Des travailleurs agricoles migrants du Mexique et des Caraïbes se font encore léser au Canada

Des travailleurs agricoles migrants se voient bloqués et se font escroquer dans le cadre d’un programme des travailleurs étrangers du gouvernement fédéral

Four of more than 130 migrant agriculture workers cheated of their pay at a Simcoe, Ontario farm complex
quatre travailleurs agricoles migrants sont parmi  les 130 qu’on a privés de leur salaire par tromperie chez une entreprise agricole de Simcoe (en Ontario).

La ferme où ils travaillaient, située en Ontario, ayant déposé une demande d’arrangement avec ses créanciers, plus de 130 travailleurs agricoles migrants du Mexique et des Caraïbes se sont fait escroquer de milliers de dollars en rentrant chez eux. Ils n’avaient pas reçu leur salaire depuis le début du mois de novembre, le propriétaire de la ferme étant parti en Californie. Ce dernier n’est d’ailleurs toujours pas revenu.

Les travailleuses et les travailleurs, qui étaient originaires du Mexique, de la Jamaïque, de la Barbade et de Trinité, étaient à l’emploi de la ferme de production de plants Ghesquiere, près de Simcoe (en Ontario). On les y avait embauchés dans le cadre du Programme des travailleurs agricoles saisonniers (PTAS) du gouvernement du Canada.

« La situation est très mauvaise », affirme Francis Gibson, originaire de la Barbade, qui est inscrit à ce programme depuis longtemps, mais qui n’avait jamais travaillé à la ferme Ghesquiere avant cette année. « Ce que je ne comprends pas, c’est qu’on ait accepté une ferme comme celle-là au programme alors qu’on savait qu’elle avait des problèmes financiers. On est venus ici et on a trimé dur pour enrichir le propriétaire de la ferme, mais nous, on rentre chez nous alors qu’on n’a plus un sou. »

Chaque année, à la saison des cultures, le PTAS fait venir plus de 22 000 travailleurs agricoles migrants au Canada, mais une fois que ces derniers y sont arrivés, le programme n’assure presque pas de protection ni de suivi en ce qui concerne les questions du logement et du milieu de travail. Il est peu probable qu’un seul des travailleurs reçoive un jour l’argent qu’on lui doit.

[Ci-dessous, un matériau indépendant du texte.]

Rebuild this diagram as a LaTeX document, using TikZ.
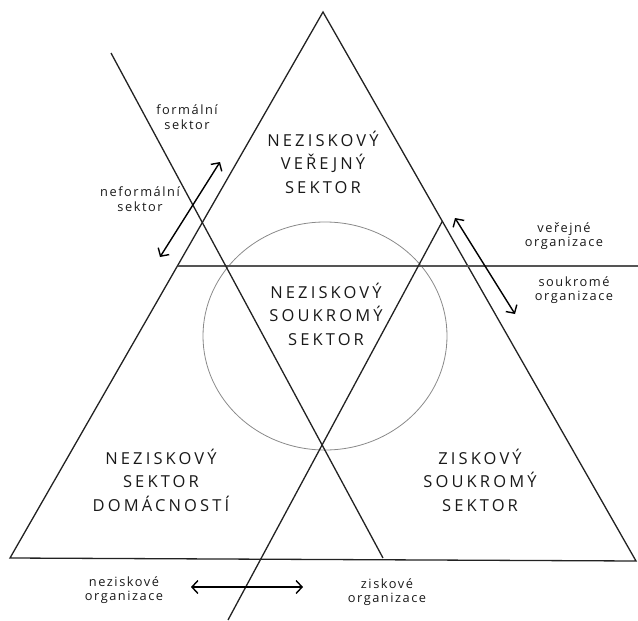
\documentclass[tikz,border=0pt]{standalone}
\usepackage{fontspec}
\setmainfont{Open Sans}
\newfontfamily\bigfont[LetterSpace=19]{Open Sans}
\newfontfamily\smallfont[LetterSpace=12]{Open Sans}
\usetikzlibrary{arrows.meta}
\definecolor{edge}{HTML}{222222}
\definecolor{hline}{HTML}{555555}
\definecolor{ring}{HTML}{8A8A8A}
\tikzset{
  edgeline/.style={draw=edge, line width=1.3pt, line join=miter},
  divline/.style={draw=hline, line width=1.9pt},
  ringline/.style={draw=ring, line width=0.8pt},
  dblarrow/.style={draw=black, line width=1.4pt, {Straight Barb[length=6pt,width=13pt]}-{Straight Barb[length=6pt,width=13pt]}},
  biglabel/.style={align=center, inner sep=0pt, font=\bigfont\fontsize{16.5}{23.5}\selectfont, text=black!90},
  smalllabel/.style={align=center, inner sep=0pt, font=\smallfont\fontsize{12.8}{14.5}\selectfont, text=black!90}
}
\begin{document}
\begin{tikzpicture}[x=1pt, y=-1pt]
\useasboundingbox (0,0) rectangle (638,621);
% triangle corners
\coordinate (apex) at (323,12);
\coordinate (bl) at (10,558);
\coordinate (br) at (636,561);
% horizontal divider
\coordinate (hl) at (177.5,266);
\coordinate (hr) at (638,266);
% diagonal lines
\coordinate (d1a) at (111,53);
\coordinate (d1b) at (383,558);
\coordinate (d2a) at (442.5,221);
\coordinate (d2b) at (228,620);
% ellipse
\coordinate (ec) at (325,336);
\draw[ringline] (ec) ellipse [x radius=122, y radius=114];
\draw[edgeline] (bl) -- (apex) -- (br) -- cycle;
\draw[divline] (hl) -- (hr);
\draw[edgeline] (d1a) -- (d1b);
\draw[edgeline] (d2a) -- (d2b);
% arrows
\coordinate (a1a) at (160,257);
\coordinate (a1b) at (220,162);
\coordinate (a2a) at (455,218);
\coordinate (a2b) at (515,314);
\coordinate (a3a) at (191,587);
\coordinate (a3b) at (303,587);
\draw[dblarrow] (a1a) -- (a1b);
\draw[dblarrow] (a2a) -- (a2b);
\draw[dblarrow] (a3a) -- (a3b);
% big labels
\node[biglabel] (pub) at (323,162) {NEZISKOVÝ\\VEŘEJNÝ\\SEKTOR};
\node[biglabel] (mid) at (326,314) {NEZISKOVÝ\\SOUKROMÝ\\SEKTOR};
\node[biglabel] (hh) at (161,480) {NEZISKOVÝ\\SEKTOR\\DOMÁCNOSTÍ};
\node[biglabel] (prof) at (480,480) {ZISKOVÝ\\SOUKROMÝ\\SEKTOR};
% small labels
\node[smalllabel] (formal) at (187,117) {formální\\sektor};
\node[smalllabel] (informal) at (140,199) {neformální\\sektor};
\node[smalllabel] (public) at (564,236) {veřejné\\organizace};
\node[smalllabel] (private) at (574,290) {soukromé\\organizace};
\node[smalllabel] (np) at (124,590) {neziskové\\organizace};
\node[smalllabel] (fp) at (387,592) {ziskové\\organizace};
\end{tikzpicture}
\end{document}
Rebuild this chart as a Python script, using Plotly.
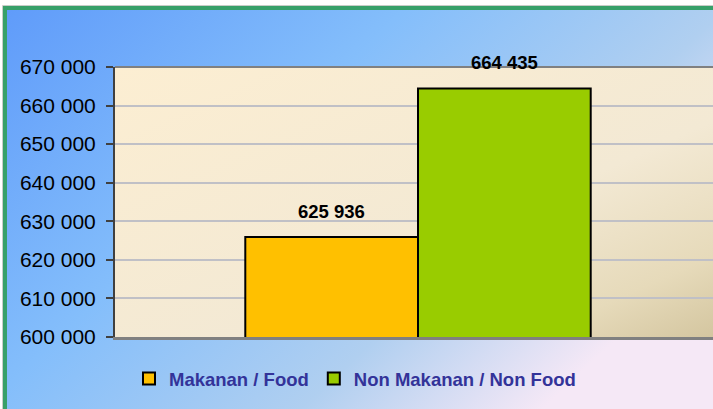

Les mêmes ennuis étaient arrivés à plus de 200 migrants qui travaillaient aux fermes Rol-Land, à Cambridge (en Ontario), où l’on produisait des champignons à l’échelle industrielle. En 2008, une semaine avant Noël, les travailleurs migrants se sont vu renvoyer sans préavis et, le lendemain, on les a rapatriés tandis que l’employeur s’était placé sous la protection de la Loi sur les arrangements avec les créanciers des compagnies.

« Alors qu’on protège les employeurs, le gouvernement fédéral, indifférent au traitement injuste que subissent les travailleurs agricoles migrants, ne fait rien pour défendre les gens qui font le véritable travail », déclare le président national des TUAC Canada Wayne Hanley.

« L’interdiction de la syndicalisation en milieu de travail agricole en Ontario aggrave encore les choses puisqu’elle a pour effet de priver les travailleurs agricoles migrants des mesures de protection en matière de santé et de sécurité au travail dont ils bénéficieraient s’ils avaient une convention collective. Les gouvernements du Canada et de l’Ontario sont complices d’un système qui, au lieu de respecter les droits des travailleuses et des travailleurs, fait augmenter les profits des entreprises agricoles. »

C’est un jugement que partage l’Organisation des Nations Unies. Le 17 novembre, l’Organisation internationale du Travail, qui relève de cette dernière et a pour responsabilité de veiller aux normes du travail, a rendu une décision à la suite de la plainte des TUAC Canada et selon laquelle les gouvernements du Canada et de l’Ontario étaient coupables de violation des droits relatifs à la liberté d’association par leur façon de traiter les travailleuses et les travailleurs agricoles dans la province.  

Les TUAC Canada, forts de 250 000 membres travaillant principalement dans les domaines de la production de denrées alimentaires et de l’alimentation au détail, constituent le plus grand syndicat présent dans l’entreprise privée au pays. En collaboration avec l’Alliance des travailleurs agricoles (ATA), ils tiennent dix centres de soutien pour travailleuses et travailleurs agricoles un peu partout, de la Colombie-Britannique au Québec.